AIM OF THE TASK.
Set down, exactly as written, the lines from the top of the data to the line that holds "east) -- ++(0,-#2)", and omit the pictures.

+++

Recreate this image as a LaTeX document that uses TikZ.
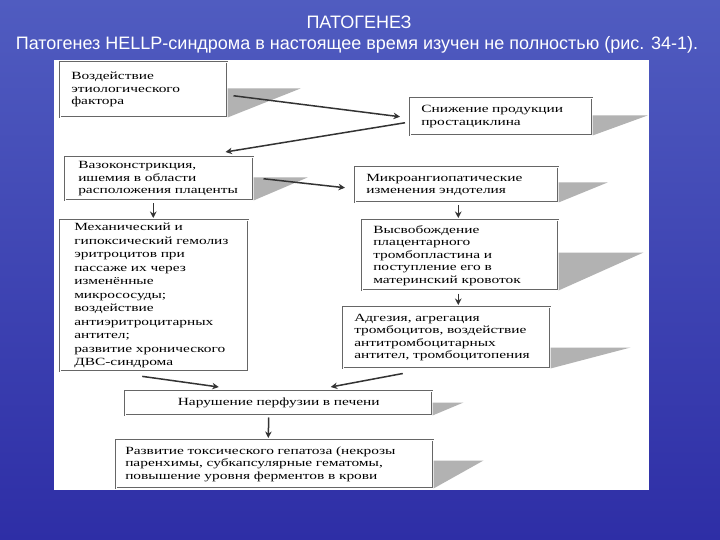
\documentclass[tikz,border=0pt]{standalone}
\usepackage{fontspec}
\setmainfont{Liberation Serif}
\newfontfamily\titlefont{Liberation Sans}
\newfontfamily\boxfont[FakeStretch=1.4]{Liberation Serif}
\usepackage{tikz}
\usetikzlibrary{arrows.meta, positioning, calc}
\definecolor{bgtop}{RGB}{80,92,192}
\definecolor{bgbot}{RGB}{46,46,166}
\newcommand\boxshadow[3]{\fill[shadetri] (#1.south east) -- ++(0,-#2) -- ++(#3,0) -- cycle;}

\begin{document}
\begin{tikzpicture}[x=1pt, y=-1pt, >=Stealth,
    box/.style={draw=black!60, line width=0.5pt, double=white, double distance=1.2pt,
        fill=white, anchor=north west, align=left, inner xsep=11pt, inner ysep=3pt,
        font=\boxfont\fontsize{11}{12.5}\selectfont},
    flow/.style={-{Stealth[length=6.5pt,width=6.5pt]}, draw=black!80, line width=1.5pt},
    shadetri/.style={fill=black!30}]
    % 背景
    \shade[top color=bgtop, bottom color=bgbot] (0,0) rectangle (720,540);
    \useasboundingbox (0,0) rectangle (720,540);
    \fill[white] (54,60) rectangle (649,490);
    % 标题
    \node[font=\titlefont\fontsize{18}{20}\selectfont, text=white] (title) at (359,22) {ПАТОГЕНЕЗ};
    \node[font=\titlefont\fontsize{18}{20}\selectfont, text=white] (subtitle) at (357,45)
        {Патогенез HELLP-синдрома в настоящее время изучен не полностью (рис. 34-1).};
    % 方框
    \node[box, text width=145pt, minimum height=55pt] (etio) at (60,62)
        {Воздействие\\этиологического\\фактора};
    \node[box, text width=160pt, minimum height=37pt] (prost) at (410,98)
        {Снижение продукции\\простациклина};
    \node[box, text width=162pt, inner xsep=13pt, minimum height=43pt] (vaso) at (65,157)
        {Вазоконстрикция,\\ишемия в области\\расположения плаценты};
    \node[box, text width=181pt, minimum height=35pt] (micro) at (355,167)
        {Микроангиопатические\\изменения эндотелия};
    \node[box, text width=160pt, inner xsep=14pt, minimum height=148pt,
        font=\boxfont\fontsize{11}{13.5}\selectfont] (hemol) at (60,220)
        {Механический и\\гипоксический гемолиз\\эритроцитов при\\пассаже их через\\изменённые\\микрососуды;\\воздействие\\антиэритроцитарных\\антител;\\развитие хронического\\ДВС-синдрома};
    \node[box, text width=174pt, minimum height=70pt] (trplast) at (362,220)
        {Высвобождение\\плацентарного\\тромбопластина и\\поступление его в\\материнский кровоток};
    \node[box, text width=185pt, minimum height=61pt] (adhes) at (343,307)
        {Адгезия, агрегация\\тромбоцитов, воздействие\\антитромбоцитарных\\антител, тромбоцитопения};
    \node[box, text width=289pt, inner xsep=9pt, minimum height=24pt, align=center] (perf) at (125,391)
        {Нарушение перфузии в печени};
    \node[box, text width=299pt, inner xsep=9pt, minimum height=48pt] (hepat) at (116,440)
        {Развитие токсического гепатоза (некрозы\\паренхимы, субкапсулярные гематомы,\\повышение уровня ферментов в крови};
    % 阴影
    \boxshadow{etio}{29}{73}
    \boxshadow{prost}{20}{55}
    \boxshadow{vaso}{23}{54}
    \boxshadow{micro}{20}{49}
    \boxshadow{trplast}{38}{85}
    \boxshadow{adhes}{21}{80}
    \boxshadow{perf}{13}{31}
    \boxshadow{hepat}{28}{50}
    % 箭头
    \draw[flow] ($(etio.east)+(6,6)$) -- ($(prost.west)+(-10,0)$);
    \draw[flow] ($(prost.west)+(-5,6)$) -- ($(vaso.north east)+(-28,-5)$);
    \draw[flow] ($(vaso.east)+(10,0)$) -- ($(micro.west)+(-10,3)$);
    \draw[flow] ($(vaso.south)+(-6,3)$) -- ($(hemol.north)+(-1,-2)$);
    \draw[flow] ($(micro.south)+(1.5,3)$) -- ($(trplast.north)+(-2,-2)$);
    \draw[flow] ($(trplast.south)+(-2,3)$) -- ($(adhes.north)+(11.5,-2)$);
    \draw[flow] ($(hemol.south)+(-12,5)$) -- ($(perf.north)+(-60,-4)$);
    \draw[flow] ($(adhes.south)+(-44,5)$) -- ($(perf.north)+(52,-4)$);
    \draw[flow] ($(perf.south)+(-10,2)$) -- ($(hepat.north)+(-6.5,-2)$);
\end{tikzpicture}
\end{document}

+++

ANSWER FOR THIS EXERCISE.
Recreate this image as a LaTeX document that uses TikZ.
\documentclass[tikz,border=0pt]{standalone}
\usepackage{fontspec}
\setmainfont{Liberation Serif}
\newfontfamily\titlefont{Liberation Sans}
\newfontfamily\boxfont[FakeStretch=1.4]{Liberation Serif}
\usepackage{tikz}
\usetikzlibrary{arrows.meta, positioning, calc}
\definecolor{bgtop}{RGB}{80,92,192}
\definecolor{bgbot}{RGB}{46,46,166}
\newcommand\boxshadow[3]{\fill[shadetri] (#1.south east) -- ++(0,-#2) -- ++(#3,0) -- cycle;}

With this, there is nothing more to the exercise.